Quote the listing below in its entirety, omitting every image.

◆ **Given material**
⁂

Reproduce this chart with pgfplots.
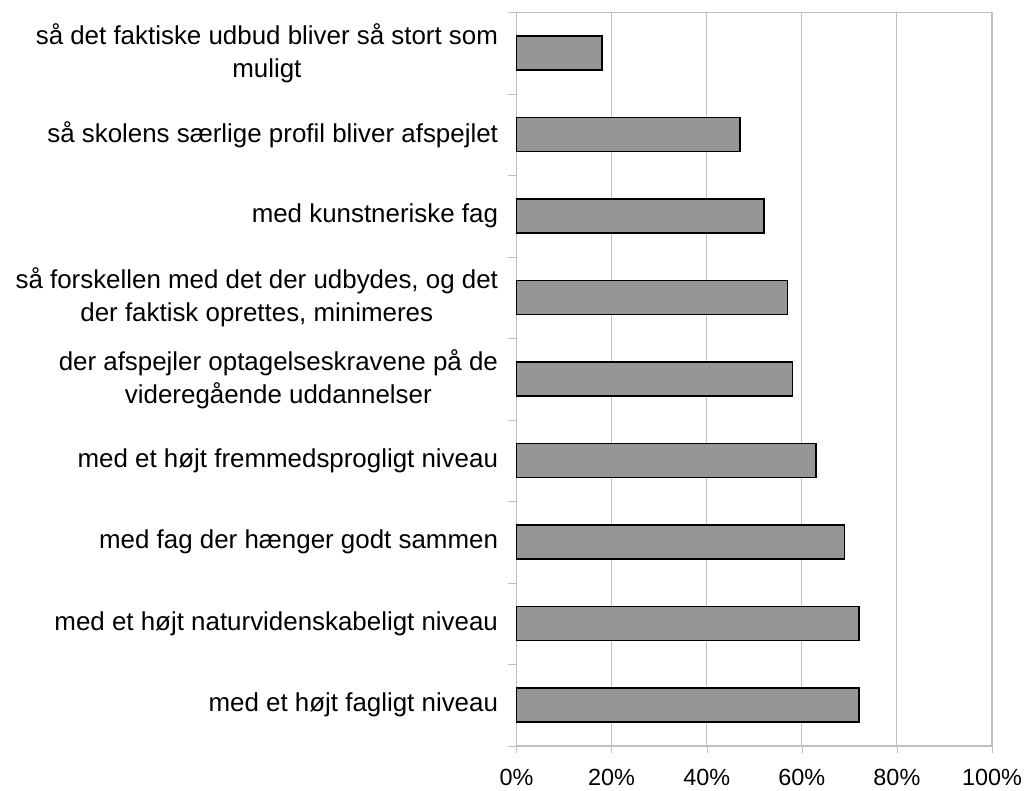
\documentclass[border=0pt]{standalone}
\usepackage{pgfplots}
\pgfplotsset{compat=1.18}
\usepackage{fontspec}
\setmainfont{Liberation Sans}
\definecolor{barfill}{HTML}{969696}
\definecolor{gridc}{HTML}{C0C0C0}
\begin{document}
\begin{tikzpicture}[x=1bp,y=1bp]
\path[use as bounding box] (-516.5bp,-45bp) rectangle (508.5bp,746bp);
\begin{axis}[
  at={(0,0)}, anchor=south west,
  scale only axis, width=475.5bp, height=733.7bp,
  xmin=0, xmax=100, ymin=-0.5, ymax=8.5,
  y dir=reverse,
  xbar, bar width=34bp,
  xtick={0,20,...,100},
  xticklabel={\pgfmathprintnumber{\tick}\%},
  /pgf/number format/assume math mode=true,
  ytick={0,...,8},
  minor ytick={-0.5,0.5,...,8.5},
  yticklabels={
    {så det faktiske udbud bliver så stort som\\muligt},
    {så skolens særlige profil bliver afspejlet},
    {med kunstneriske fag},
    {så forskellen med det der udbydes, og det\\der faktisk oprettes, minimeres},
    {der afspejler optagelseskravene på de\\videregående uddannelser},
    {med et højt fremmedsprogligt niveau},
    {med fag der hænger godt sammen},
    {med et højt naturvidenskabeligt niveau},
    {med et højt fagligt niveau}},
  yticklabel style={font=\fontsize{26}{33}\selectfont, align=center, xshift=-8bp},
  xticklabel style={font=\fontsize{23.5}{27}\selectfont, yshift=-13bp},
  tick pos=left,
  major tick length=7bp,
  minor tick length=8bp,
  tick align=outside,
  every major y tick/.append style={draw=none},
  xtick style={draw=gridc},
  minor tick style={draw=gridc},
  xmajorgrids, grid style={draw=gridc, line width=0.9bp},
  axis line style={draw=gridc, line width=1.2bp},
  clip=false,
]
\addplot[fill=barfill, draw=black, line width=1.5bp] coordinates {
  (18,0) (47,1) (52,2) (57,3) (58,4) (63,5) (69,6) (72,7) (72,8)};
\end{axis}
\end{tikzpicture}
\end{document}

⁂

◆ **Answer to the exercise**
Reproduce this chart with pgfplots.
\documentclass[border=0pt]{standalone}
\usepackage{pgfplots}
\pgfplotsset{compat=1.18}
\usepackage{fontspec}
\setmainfont{Liberation Sans}
\definecolor{barfill}{HTML}{969696}
\definecolor{gridc}{HTML}{C0C0C0}
\begin{document}
\begin{tikzpicture}[x=1bp,y=1bp]
\path[use as bounding box] (-516.5bp,-45bp) rectangle (508.5bp,746bp);
\begin{axis}[
  at={(0,0)}, anchor=south west,
  scale only axis, width=475.5bp, height=733.7bp,
  xmin=0, xmax=100, ymin=-0.5, ymax=8.5,
  y dir=reverse,
  xbar, bar width=34bp,
  xtick={0,20,...,100},
  xticklabel={\pgfmathprintnumber{\tick}\%},
  /pgf/number format/assume math mode=true,
  ytick={0,...,8},
  minor ytick={-0.5,0.5,...,8.5},
  yticklabels={
    {så det faktiske udbud bliver så stort som\\muligt},
    {så skolens særlige profil bliver afspejlet},
    {med kunstneriske fag},
    {så forskellen med det der udbydes, og det\\der faktisk oprettes, minimeres},
    {der afspejler optagelseskravene på de\\videregående uddannelser},
    {med et højt fremmedsprogligt niveau},
    {med fag der hænger godt sammen},
    {med et højt naturvidenskabeligt niveau},
    {med et højt fagligt niveau}},
  yticklabel style={font=\fontsize{26}{33}\selectfont, align=center, xshift=-8bp},
  xticklabel style={font=\fontsize{23.5}{27}\selectfont, yshift=-13bp},
  tick pos=left,
  major tick length=7bp,
  minor tick length=8bp,
  tick align=outside,
  every major y tick/.append style={draw=none},
  xtick style={draw=gridc},
  minor tick style={draw=gridc},
  xmajorgrids, grid style={draw=gridc, line width=0.9bp},
  axis line style={draw=gridc, line width=1.2bp},
  clip=false,
]
\addplot[fill=barfill, draw=black, line width=1.5bp] coordinates {
  (18,0) (47,1) (52,2) (57,3) (58,4) (63,5) (69,6) (72,7) (72,8)};
\end{axis}
\end{tikzpicture}
\end{document}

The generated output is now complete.